Hibbs and her grandsons — Frankie and his fiancée, Alexandria Mills, and Jonathan and his wife, Anna — along with a group traveled to Belize City in late January 2012 to help build a home for a family. Franklin’s picture will also hang in the main room of the house.
According to Hibbs, they could only use basic equipment in the construction process: hammers, drills, nails, shovels and paint.
Hibbs joked that Mills had never held a hammer before the trip.
They were able to use an electric saw by borrowing it from a neighbor.
However, if the neighbor turned something on in their house, then it would turn off their electric saw.
“It was life simplified,” Hibbs said. “So there were lots of challenges. One of the other things that was positive from the experience was working with people of other cultures and other interests. … You look past your surroundings into the spirit in their eyes and that’s what we brought home with us: the relationship and the experience of this common goal of working together.” Overall, the Belize City home was completed in less than a week.
The group started carrying lumber 9:30 a.m. Tuesday and the project was completed by 2:30 p.m. Friday.
Hibbs also experienced a few eye-openers during her trip. “Here in America, we’re thinking that we’ve got to have a bedroom for every child and two bathrooms in a house,” she said. “You really got to change your attitude of what’s needed. We have what’s wanted and we’re giving (the family in Belize) what’s needed.” Hibbs then noted the landfill that’s located in Belize.
She saw how residents have learned to become resourceful with Styrofoam, cardboard, paper and cans.
“They utilize all the packaging they can,” Hibbs said. “They fill these vacant areas to build on them. … Everything is limited and they may never have electricity.” Hibbs touched upon how it might seem easier to just write a check and send it off.

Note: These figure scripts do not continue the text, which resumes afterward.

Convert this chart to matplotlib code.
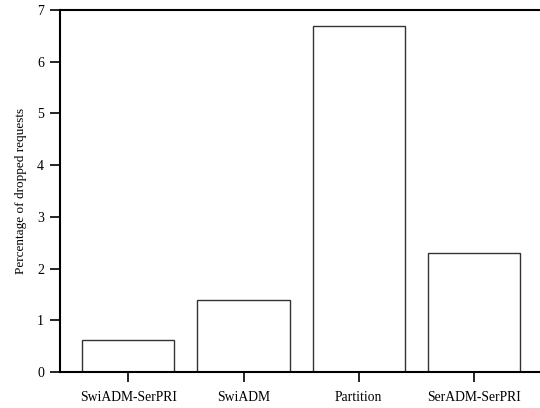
import matplotlib
matplotlib.use("Agg")
import matplotlib.pyplot as plt

plt.rcParams['font.family'] = ['Liberation Serif', 'DejaVu Serif']

# data
methods = ["SwiADM-SerPRI", "SwiADM", "Partition", "SerADM-SerPRI"]
dropped = [0.61, 1.4, 6.7, 2.3]

fig = plt.figure(figsize=(5.4, 4.08), dpi=100)
ax = fig.add_axes([60/540, 36/408, 480/540, 362/408])

pos = list(range(len(methods)))
ax.bar(pos, dropped, width=0.8, color="white", edgecolor="#333333", linewidth=1.0)

ax.set_xlim(-0.592, 3.572)
ax.set_ylim(0, 7)
ax.set_xticks(pos)
ax.set_xticklabels(methods, fontsize=9.8)
ax.set_yticks(range(8))
ax.tick_params(axis='y', labelsize=10, direction='out', length=7.5, width=1.2, pad=4)
ax.tick_params(axis='x', direction='out', length=7.5, width=1.2, pad=6)
ax.set_ylabel("Percentage of dropped requests", fontsize=9.5, labelpad=7)

for s in ["left", "bottom", "top"]:
    ax.spines[s].set_linewidth(1.5)
ax.spines["right"].set_visible(False)

fig.savefig("out.png", dpi=100)
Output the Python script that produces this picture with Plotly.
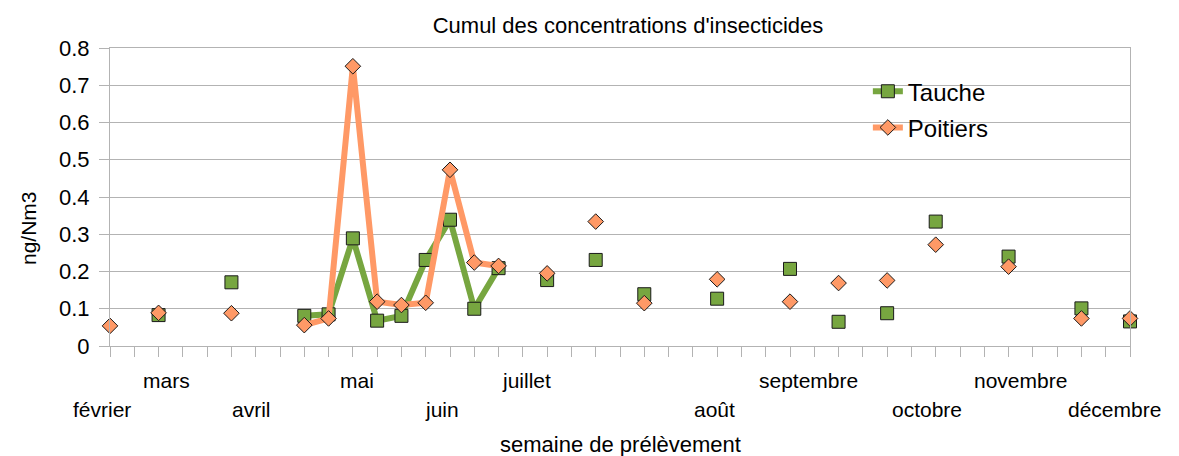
import plotly.graph_objects as go

# Week index (category positions on tick marks)
weeks = list(range(43))

tauche = [None, None, 0.083, None, None, 0.171, None, None, 0.081, 0.085,
          0.289, 0.068, 0.081, 0.231, 0.339, 0.100, 0.209, None, 0.177, None,
          0.231, None, 0.139, None, None, 0.127, None, None, 0.207, None,
          0.065, None, 0.088, None, 0.334, None, None, 0.240, None, None,
          0.101, None, 0.066]

poitiers = [0.054, None, 0.089, None, None, 0.088, None, None, 0.056, 0.074,
            0.751, 0.119, 0.110, 0.116, 0.473, 0.224, 0.215, None, 0.195, None,
            0.334, None, 0.115, None, None, 0.179, None, None, 0.119, None,
            0.169, None, 0.176, None, 0.272, None, None, 0.213, None, None,
            0.074, None, 0.074]

# Month labels (tick labels) and their positions along the week axis
month_labels = ["février", "mars", "avril", "mai", "juin", "juillet",
                "août", "septembre", "octobre", "novembre", "décembre"]
month_pos = [-0.33, 2.31, 5.83, 10.19, 13.66, 17.16, 24.91, 28.78, 33.63, 37.5, 41.38]
month_row = [1, 0, 1, 0, 1, 0, 1, 0, 1, 0, 1]

FONT = "Liberation Sans, Arial, sans-serif"
GREEN = "#77a640"
ORANGE = "#ff9966"
GRID = "#b3b3b3"

W, H = 1171, 448  # page body has an 8px default margin
X_RANGE = [0, 42]

fig = go.Figure()
fig.add_trace(go.Scatter(
    x=weeks, y=tauche, name="Tauche", mode="lines+markers",
    line=dict(color=GREEN, width=6), connectgaps=False,
    marker=dict(symbol="square", size=13, color=GREEN, line=dict(color="#1a1a1a", width=1)),
    cliponaxis=False, legendgroup="a"))
fig.add_trace(go.Scatter(
    x=weeks, y=poitiers, name="Poitiers", mode="lines+markers",
    line=dict(color=ORANGE, width=6), connectgaps=False,
    marker=dict(symbol="diamond", size=12, color=ORANGE, line=dict(color="#1a1a1a", width=1)),
    cliponaxis=False, legendgroup="b"))

annotations = []
for lab, pos, row in zip(month_labels, month_pos, month_row):
    annotations.append(dict(
        x=(pos - X_RANGE[0]) / (X_RANGE[1] - X_RANGE[0]), y=0, xref="paper", yref="paper",
        text=lab, showarrow=False,
        yanchor="middle", xanchor="center", yshift=-34 - 29 * row,
        font=dict(family=FONT, size=21, color="#000000")))
annotations.append(dict(
    x=0.5, y=0, xref="paper", yref="paper", text="semaine de prélèvement",
    showarrow=False, yanchor="middle", xanchor="center", yshift=-98,
    font=dict(family=FONT, size=22, color="#000000")))
annotations.append(dict(
    x=0, y=0, xref="paper", yref="paper", text="ng/Nm3", textangle=-90,
    showarrow=False, yanchor="middle", xanchor="center", xshift=-82, yshift=118,
    font=dict(family=FONT, size=21, color="#000000")))

fig.update_layout(
    width=W, height=H,
    margin=dict(l=102, r=49, t=40, b=110),
    paper_bgcolor="white", plot_bgcolor="white",
    font=dict(family=FONT, size=21, color="#000000"),
    title=dict(text="Cumul des concentrations d'insecticides", x=620 / W, y=1 - 17 / H,
               xref="container", yref="container", xanchor="center", yanchor="middle",
               font=dict(family=FONT, size=22, color="#000000")),
    xaxis=dict(range=X_RANGE, tickmode="array", tickvals=weeks, ticktext=[""] * len(weeks),
               ticks="outside", ticklen=10, tickcolor=GRID, showgrid=False,
               showline=True, linecolor=GRID, linewidth=1, mirror=True, zeroline=False),
    yaxis=dict(range=[0, 0.8], dtick=0.1, tick0=0, ticks="outside", ticklen=10, tickcolor=GRID,
               showgrid=True, gridcolor=GRID, gridwidth=1, showline=True, linecolor=GRID,
               linewidth=1, mirror=True, zeroline=False, ticklabelstandoff=5,
               tickfont=dict(family=FONT, size=22, color="#000000")),
    legend=dict(x=0.743, y=0.929, xanchor="left", yanchor="top", bgcolor="rgba(0,0,0,0)",
                font=dict(family=FONT, size=24, color="#000000"), tracegroupgap=2,
                traceorder="grouped"),
    annotations=annotations,
    showlegend=True,
)

fig.write_html("out.html")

However, signing on the dotted line takes away from the experience and working with the locals one-to-one.
Each night in Belize City, Hibbs said the group had reflections about what they accomplished that day.
“My first reaction was that these are beautiful people who love their children,” Hibbs said.
BELOW — Sister Luke Boiarski, center, shows a picture of Barbara Cecil’s parents, JT and Tootsie Cecil, to the Ogaldez family. Cecil’s picture would hang in the Ogaldez’s new home she helped fund in Las Flores.